Mabalako remains hot spot in ongoing Ebola outbreak in DRC
According to the World Health Organization's (WHO's) online Ebola dashboard, officials in the Democratic Republic of the Congo (DRC) tracked 5 new cases of Ebola today, raising the outbreak total to 3,403, including 2,235 fatalities. The death toll has not changed since last week.
A total of 410 suspected cases are still under investigation.
The DRC's Ebola technical committee (CMRE) said in a report today that three cases recorded yesterday were from Mabalako, which has been the hot spot of virus activity for the last several months. Most recent cases in Mabalako are part of the same Aloya health zone transmission chain.

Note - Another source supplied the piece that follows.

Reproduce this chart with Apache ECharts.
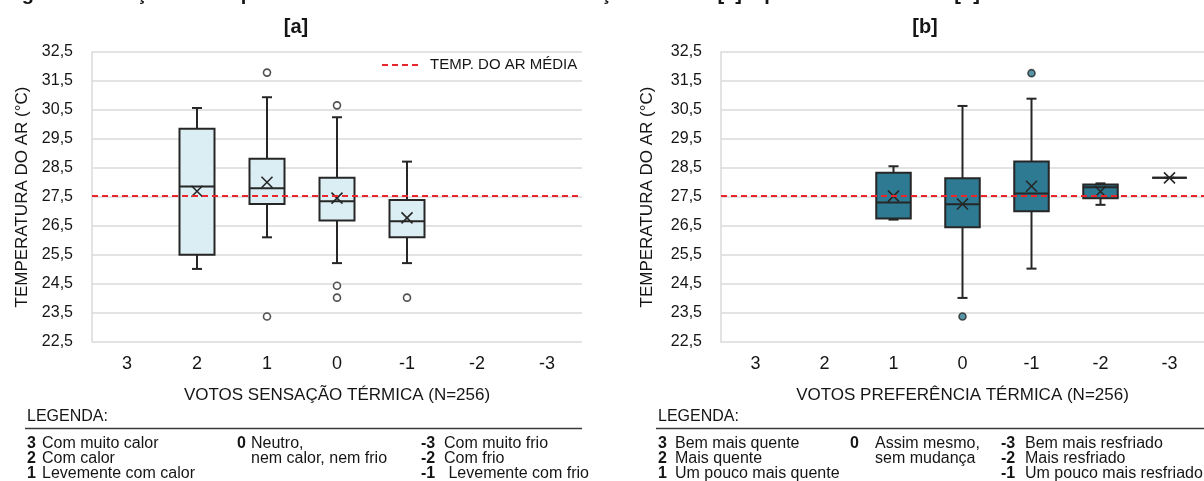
<!DOCTYPE html>
<html>
<head>
<meta charset="utf-8">
<script src="https://cdn.jsdelivr.net/npm/echarts@6/dist/echarts.min.js"></script>
<style>
  body { margin: 0; background: #fff; }
  #chart { width: 1204px; height: 481px; }
</style>
</head>
<body>
<div id="chart"></div>
<script>
// vote categories, same for both panels
const categories = ['3', '2', '1', '0', '-1', '-2', '-3'];

// [min, Q1, median, Q3, max] per category (null = no box)
const sensBoxes = [null, [25.02, 25.51, 27.86, 29.85, 30.57], [26.11, 27.26, 27.8, 28.82, 30.94],
  [25.22, 26.69, 27.35, 28.16, 30.25], [25.22, 26.11, 26.66, 27.4, 28.72], null, null];
const sensMeans = [null, 27.7, 28.01, 27.46, 26.78, null, null];
const sensOutliers = [['1', 31.79], ['1', 23.38], ['0', 30.66], ['0', 24.44], ['0', 24.03], ['-1', 24.03]];

const prefBoxes = [null, null, [26.72, 26.76, 27.31, 28.34, 28.56], [24.02, 26.46, 27.25, 28.15, 30.64],
  [25.03, 27.01, 27.62, 28.72, 30.89], [27.23, 27.46, 27.84, 27.93, 27.97], [28.16, 28.16, 28.16, 28.16, 28.16]];
const prefMeans = [null, null, 27.53, 27.26, 27.87, 27.69, 28.16];
const prefOutliers = [['0', 23.38], ['-1', 31.77]];

const meanAirTemp = 27.53;
const yTicks = { min: 22.5, max: 32.5, step: 1 };

const sensLegend = [
  [['3', 'Com muito calor'], ['2', 'Com calor'], ['1', 'Levemente com calor']],
  [['0', 'Neutro,'], ['', 'nem calor, nem frio']],
  [['-3', 'Com muito frio'], ['-2', 'Com frio'], ['-1', ' Levemente com frio']]
];
const prefLegend = [
  [['3', 'Bem mais quente'], ['2', 'Mais quente'], ['1', 'Um pouco mais quente']],
  [['0', 'Assim mesmo,'], ['', 'sem mudança']],
  [['-3', 'Bem mais resfriado'], ['-2', 'Mais resfriado'], ['-1', 'Um pouco mais resfriado']]
];

const font = '"Liberation Sans", Arial, sans-serif';
const ink = '#151515';
const edge = '#262626';

let chart = echarts.init(document.getElementById('chart'));

let boxData = (boxes) => {
  let out = [];
  boxes.forEach((b, i) => { if (b) out.push([i].concat(b)); });
  return out;
};
let meanData = (means) => {
  let out = [];
  means.forEach((m, i) => { if (m != null) out.push([i, m]); });
  return out;
};
let outlierData = (list) => list.map((o) => [categories.indexOf(o[0]), o[1]]);

let seg = (x1, y1, x2, y2, w) => ({
  type: 'line', shape: { x1, y1, x2, y2 }, style: { stroke: edge, lineWidth: w || 2 }
});

let boxRender = (fill) => (params, api) => {
  let x = api.value(0);
  let pMin = api.coord([x, api.value(1)]);
  let pQ1 = api.coord([x, api.value(2)]);
  let pMed = api.coord([x, api.value(3)]);
  let pQ3 = api.coord([x, api.value(4)]);
  let pMax = api.coord([x, api.value(5)]);
  let half = api.size([1, 0])[0] * 0.25;
  let cx = pMed[0];
  return {
    type: 'group',
    children: [
      seg(cx, pQ3[1], cx, pMax[1]),
      seg(cx - 5, pMax[1], cx + 5, pMax[1]),
      seg(cx, pQ1[1], cx, pMin[1]),
      seg(cx - 5, pMin[1], cx + 5, pMin[1]),
      {
        type: 'rect',
        shape: { x: cx - half, y: pQ3[1], width: 2 * half, height: pQ1[1] - pQ3[1] },
        style: { fill: fill, stroke: edge, lineWidth: 2 }
      },
      seg(cx - half, pMed[1], cx + half, pMed[1])
    ]
  };
};

let meanRender = (params, api) => {
  let p = api.coord([api.value(0), api.value(1)]);
  let s = 5.5;
  return {
    type: 'group',
    children: [
      seg(p[0] - s, p[1] - s, p[0] + s, p[1] + s, 1.6),
      seg(p[0] - s, p[1] + s, p[0] + s, p[1] - s, 1.6)
    ]
  };
};

let makeSeries = (idx, boxes, means, outliers, fill, dotFill) => [
  {
    type: 'custom', xAxisIndex: idx, yAxisIndex: idx,
    renderItem: boxRender(fill),
    encode: { x: 0, y: [1, 2, 3, 4, 5] },
    data: boxData(boxes), z: 2
  },
  {
    type: 'custom', xAxisIndex: idx, yAxisIndex: idx,
    renderItem: meanRender,
    encode: { x: 0, y: 1 },
    data: meanData(means), z: 4
  },
  {
    type: 'scatter', xAxisIndex: idx, yAxisIndex: idx,
    symbol: 'circle', symbolSize: 7,
    itemStyle: { color: dotFill, borderColor: edge, borderWidth: 1.6 },
    data: outlierData(outliers), z: 3
  },
  {
    type: 'line', xAxisIndex: idx, yAxisIndex: idx, data: [], z: 5,
    markLine: {
      silent: true, symbol: ['none', 'none'], label: { show: false },
      lineStyle: { color: '#e8262b', type: [6, 4], width: 2 },
      data: [{ yAxis: meanAirTemp }]
    }
  }
];

let xAxisFor = (idx, name) => ({
  type: 'category', gridIndex: idx, data: categories,
  axisLine: { show: false }, axisTick: { show: false },
  axisLabel: { color: ink, fontSize: 18, fontFamily: font, margin: 13 },
  name: name, nameLocation: 'middle', nameGap: 45,
  nameTextStyle: { color: ink, fontSize: 17, fontFamily: font }
});

let yAxisFor = (idx, gap) => ({
  type: 'value', gridIndex: idx, min: yTicks.min, max: yTicks.max, interval: yTicks.step,
  axisLine: { show: true, lineStyle: { color: '#dadada', width: 1.5 } },
  axisTick: { show: false },
  splitLine: { lineStyle: { color: '#dadada', width: 1.5 } },
  axisLabel: {
    color: ink, fontSize: 16, fontFamily: font, margin: 19,
    formatter: (v) => v.toFixed(1).replace('.', ',')
  },
  name: 'TEMPERATURA DO AR (°C)', nameLocation: 'middle', nameGap: gap,
  nameTextStyle: { color: ink, fontSize: 17, fontFamily: font }
});

let txt = (text, x, y, size, opts) => Object.assign({
  type: 'text', x: x, y: y,
  style: Object.assign({
    text: text, fill: ink, fontSize: size, fontFamily: font, verticalAlign: 'middle'
  }, (opts && opts.style) || {})
}, (opts && opts.el) || {});

let rowsY = [443.7, 458.7, 473.7];

let legendGraphics = (x0, ruleEnd, cols, colX) => {
  let items = [
    txt('LEGENDA:', x0, 417, 16),
    { type: 'line', shape: { x1: x0 - 2, y1: 428.5, x2: ruleEnd, y2: 428.5 }, style: { stroke: '#3a3a3a', lineWidth: 1.5 } }
  ];
  cols.forEach((col, c) => {
    col.forEach((row, r) => {
      if (row[0]) items.push(txt(row[0], colX[c][0], rowsY[r], 16, { style: { fontWeight: 'bold' } }));
      items.push(txt(row[1], colX[c][1], rowsY[r], 16));
    });
  });
  return items;
};

let graphics = [
  txt('Figura 8: Relação da temperatura do ar com os votos de sensação térmica [a] e preferência térmica [b]',
    4, 4, 20, { style: { fontWeight: 'bold', verticalAlign: 'bottom' } }),
  txt('[a]', 296, 27, 20, { style: { fontWeight: 'bold', align: 'center' } }),
  txt('[b]', 925, 27, 20, { style: { fontWeight: 'bold', align: 'center' } }),
  { type: 'line', shape: { x1: 382, y1: 65, x2: 418, y2: 65 }, style: { stroke: '#e8262b', lineWidth: 2, lineDash: [6, 4] } },
  txt('TEMP. DO AR MÉDIA', 430, 65, 15)
].concat(
  legendGraphics(27, 582, sensLegend, [[27, 42], [237, 251], [421, 444]]),
  legendGraphics(658, 1204, prefLegend, [[658, 675], [850, 875], [1001, 1025]])
);

chart.setOption({
  animation: false,
  backgroundColor: '#fff',
  grid: [
    { left: 92, top: 52, width: 490, height: 290 },
    { left: 721, top: 52, width: 487, height: 290 }
  ],
  xAxis: [
    xAxisFor(0, 'VOTOS SENSAÇÃO TÉRMICA (N=256)'),
    xAxisFor(1, 'VOTOS PREFERÊNCIA TÉRMICA (N=256)')
  ],
  yAxis: [yAxisFor(0, 61), yAxisFor(1, 65)],
  series: makeSeries(0, sensBoxes, sensMeans, sensOutliers, '#dbeef4', '#ffffff')
    .concat(makeSeries(1, prefBoxes, prefMeans, prefOutliers, '#2e7a92', '#2e7a92')),
  graphic: graphics
});
</script>
</body>
</html>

The CMRE also noted a community attack on outbreak response workers in the Bandibwame health area in Lolwa in Ituri province. Four people were injured. Small pockets of resistance have also been seen in Biakato Mines, Lwemba, Aloya, Bingo, Mangina, and Mabalako.
Study shows middle-age adults at most risk for H3N2 flu
A new study on influenza immunologic imprinting suggests adults who were first exposed to H3N2 influenza A in the late 1960s and early 1970s possess non-neutralizing (ineffective) antibodies against current strains of the virus, making them more susceptible to infection. The study appeared yesterday on medRxiv, a preprint server.
H3N2 first began circulating in humans in 1968, and most people have been exposed to and develop antibodies against the virus by 3 to 4 years of age. But a new clade of the virus—3c2. A H3N2—emerged during the 2014-15 flu season and has since been associated with high rates of severe illness and flu hospitalizations in the United States. The clade has dominated three recent US flu seasons, including the 2017-18 season.
To test how and if age affected immune response to the virus, the researchers collected sera samples from 140 children and 212 adults from hospital systems in Philadelphia during the summer of 2018.
"Sera from children aged 3-10 years old possessed the highest levels of neutralizing antibodies against these viruses (p<0.0007 when compared to all other age groups for both 3c2.A and 3c2.A2 titers), whereas most middle-aged adults did not have detectable neutralizing antibody titers," the authors wrote. "Among adults, neutralizing antibody titers were lowest in individuals ~50 years of age. This is notable since 50 year olds were born in 1967, one year before H3N2 viruses began circulating in humans."
The authors said their findings may help explain why recent flu vaccines have been so ineffective against H3N2, "It may be inherently difficult to design 3c2.A H3N2 vaccine antigens that are able to elicit neutralizing antibodies in humans that were exposed early in childhood with H3N2 viruses in the 1960s and 1970s," the authors concluded.